----- Entries supplied

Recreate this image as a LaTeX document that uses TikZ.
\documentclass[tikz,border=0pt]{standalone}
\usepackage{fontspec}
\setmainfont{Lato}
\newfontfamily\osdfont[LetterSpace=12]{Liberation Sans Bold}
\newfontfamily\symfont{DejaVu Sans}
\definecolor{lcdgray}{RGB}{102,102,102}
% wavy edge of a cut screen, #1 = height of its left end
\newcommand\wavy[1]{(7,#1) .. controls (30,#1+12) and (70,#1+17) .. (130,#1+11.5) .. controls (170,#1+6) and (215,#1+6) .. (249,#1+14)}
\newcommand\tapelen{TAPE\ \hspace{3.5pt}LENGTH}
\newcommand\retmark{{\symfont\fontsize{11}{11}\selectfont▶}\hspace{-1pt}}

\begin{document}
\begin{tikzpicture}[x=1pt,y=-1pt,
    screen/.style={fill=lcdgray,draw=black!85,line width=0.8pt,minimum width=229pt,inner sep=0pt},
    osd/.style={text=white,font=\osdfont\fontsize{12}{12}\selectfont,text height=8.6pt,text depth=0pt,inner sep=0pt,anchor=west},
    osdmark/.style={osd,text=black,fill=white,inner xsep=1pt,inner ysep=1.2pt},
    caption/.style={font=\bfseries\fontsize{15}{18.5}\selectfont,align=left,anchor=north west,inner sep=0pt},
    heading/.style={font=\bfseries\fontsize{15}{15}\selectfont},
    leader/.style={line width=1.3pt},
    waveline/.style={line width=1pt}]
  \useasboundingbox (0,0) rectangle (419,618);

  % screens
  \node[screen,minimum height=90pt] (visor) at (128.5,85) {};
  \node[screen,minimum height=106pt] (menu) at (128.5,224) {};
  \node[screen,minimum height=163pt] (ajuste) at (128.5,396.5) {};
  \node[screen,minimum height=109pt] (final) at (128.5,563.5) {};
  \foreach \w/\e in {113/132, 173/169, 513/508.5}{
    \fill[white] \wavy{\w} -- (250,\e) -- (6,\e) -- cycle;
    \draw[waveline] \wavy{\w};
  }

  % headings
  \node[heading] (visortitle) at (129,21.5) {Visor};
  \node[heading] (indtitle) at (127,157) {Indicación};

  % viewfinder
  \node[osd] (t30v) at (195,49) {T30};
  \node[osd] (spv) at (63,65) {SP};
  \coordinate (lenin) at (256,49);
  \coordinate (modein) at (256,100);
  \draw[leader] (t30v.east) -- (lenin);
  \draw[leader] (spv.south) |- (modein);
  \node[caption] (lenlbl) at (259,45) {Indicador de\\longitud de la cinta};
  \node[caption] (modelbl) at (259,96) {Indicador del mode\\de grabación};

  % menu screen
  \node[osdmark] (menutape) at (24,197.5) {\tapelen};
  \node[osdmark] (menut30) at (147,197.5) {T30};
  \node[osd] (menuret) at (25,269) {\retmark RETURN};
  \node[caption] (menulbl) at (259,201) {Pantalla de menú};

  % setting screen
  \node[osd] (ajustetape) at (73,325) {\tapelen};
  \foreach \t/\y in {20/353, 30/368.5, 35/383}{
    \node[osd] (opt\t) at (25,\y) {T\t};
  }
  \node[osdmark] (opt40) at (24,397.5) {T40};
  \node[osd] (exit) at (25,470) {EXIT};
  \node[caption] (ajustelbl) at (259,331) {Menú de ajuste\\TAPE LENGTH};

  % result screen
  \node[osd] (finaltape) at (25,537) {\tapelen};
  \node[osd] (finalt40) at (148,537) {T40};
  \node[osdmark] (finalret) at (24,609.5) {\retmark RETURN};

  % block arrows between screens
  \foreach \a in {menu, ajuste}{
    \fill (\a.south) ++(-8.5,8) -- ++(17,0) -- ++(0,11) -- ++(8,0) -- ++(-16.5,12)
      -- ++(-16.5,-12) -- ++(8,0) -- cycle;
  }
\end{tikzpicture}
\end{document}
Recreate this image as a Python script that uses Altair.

----------

Required work
Copy the records above exactly as they appear.

Reply
Recreate this image as a LaTeX document that uses TikZ.
\documentclass[tikz,border=0pt]{standalone}
\usepackage{fontspec}
\setmainfont{Lato}
\newfontfamily\osdfont[LetterSpace=12]{Liberation Sans Bold}
\newfontfamily\symfont{DejaVu Sans}
\definecolor{lcdgray}{RGB}{102,102,102}
% wavy edge of a cut screen, #1 = height of its left end
\newcommand\wavy[1]{(7,#1) .. controls (30,#1+12) and (70,#1+17) .. (130,#1+11.5) .. controls (170,#1+6) and (215,#1+6) .. (249,#1+14)}
\newcommand\tapelen{TAPE\ \hspace{3.5pt}LENGTH}
\newcommand\retmark{{\symfont\fontsize{11}{11}\selectfont▶}\hspace{-1pt}}

\begin{document}
\begin{tikzpicture}[x=1pt,y=-1pt,
    screen/.style={fill=lcdgray,draw=black!85,line width=0.8pt,minimum width=229pt,inner sep=0pt},
    osd/.style={text=white,font=\osdfont\fontsize{12}{12}\selectfont,text height=8.6pt,text depth=0pt,inner sep=0pt,anchor=west},
    osdmark/.style={osd,text=black,fill=white,inner xsep=1pt,inner ysep=1.2pt},
    caption/.style={font=\bfseries\fontsize{15}{18.5}\selectfont,align=left,anchor=north west,inner sep=0pt},
    heading/.style={font=\bfseries\fontsize{15}{15}\selectfont},
    leader/.style={line width=1.3pt},
    waveline/.style={line width=1pt}]
  \useasboundingbox (0,0) rectangle (419,618);

  % screens
  \node[screen,minimum height=90pt] (visor) at (128.5,85) {};
  \node[screen,minimum height=106pt] (menu) at (128.5,224) {};
  \node[screen,minimum height=163pt] (ajuste) at (128.5,396.5) {};
  \node[screen,minimum height=109pt] (final) at (128.5,563.5) {};
  \foreach \w/\e in {113/132, 173/169, 513/508.5}{
    \fill[white] \wavy{\w} -- (250,\e) -- (6,\e) -- cycle;
    \draw[waveline] \wavy{\w};
  }

  % headings
  \node[heading] (visortitle) at (129,21.5) {Visor};
  \node[heading] (indtitle) at (127,157) {Indicación};

  % viewfinder
  \node[osd] (t30v) at (195,49) {T30};
  \node[osd] (spv) at (63,65) {SP};
  \coordinate (lenin) at (256,49);
  \coordinate (modein) at (256,100);
  \draw[leader] (t30v.east) -- (lenin);
  \draw[leader] (spv.south) |- (modein);
  \node[caption] (lenlbl) at (259,45) {Indicador de\\longitud de la cinta};
  \node[caption] (modelbl) at (259,96) {Indicador del mode\\de grabación};

  % menu screen
  \node[osdmark] (menutape) at (24,197.5) {\tapelen};
  \node[osdmark] (menut30) at (147,197.5) {T30};
  \node[osd] (menuret) at (25,269) {\retmark RETURN};
  \node[caption] (menulbl) at (259,201) {Pantalla de menú};

  % setting screen
  \node[osd] (ajustetape) at (73,325) {\tapelen};
  \foreach \t/\y in {20/353, 30/368.5, 35/383}{
    \node[osd] (opt\t) at (25,\y) {T\t};
  }
  \node[osdmark] (opt40) at (24,397.5) {T40};
  \node[osd] (exit) at (25,470) {EXIT};
  \node[caption] (ajustelbl) at (259,331) {Menú de ajuste\\TAPE LENGTH};

  % result screen
  \node[osd] (finaltape) at (25,537) {\tapelen};
  \node[osd] (finalt40) at (148,537) {T40};
  \node[osdmark] (finalret) at (24,609.5) {\retmark RETURN};

  % block arrows between screens
  \foreach \a in {menu, ajuste}{
    \fill (\a.south) ++(-8.5,8) -- ++(17,0) -- ++(0,11) -- ++(8,0) -- ++(-16.5,12)
      -- ++(-16.5,-12) -- ++(8,0) -- cycle;
  }
\end{tikzpicture}
\end{document}
Recreate this image as a Python script that uses Altair.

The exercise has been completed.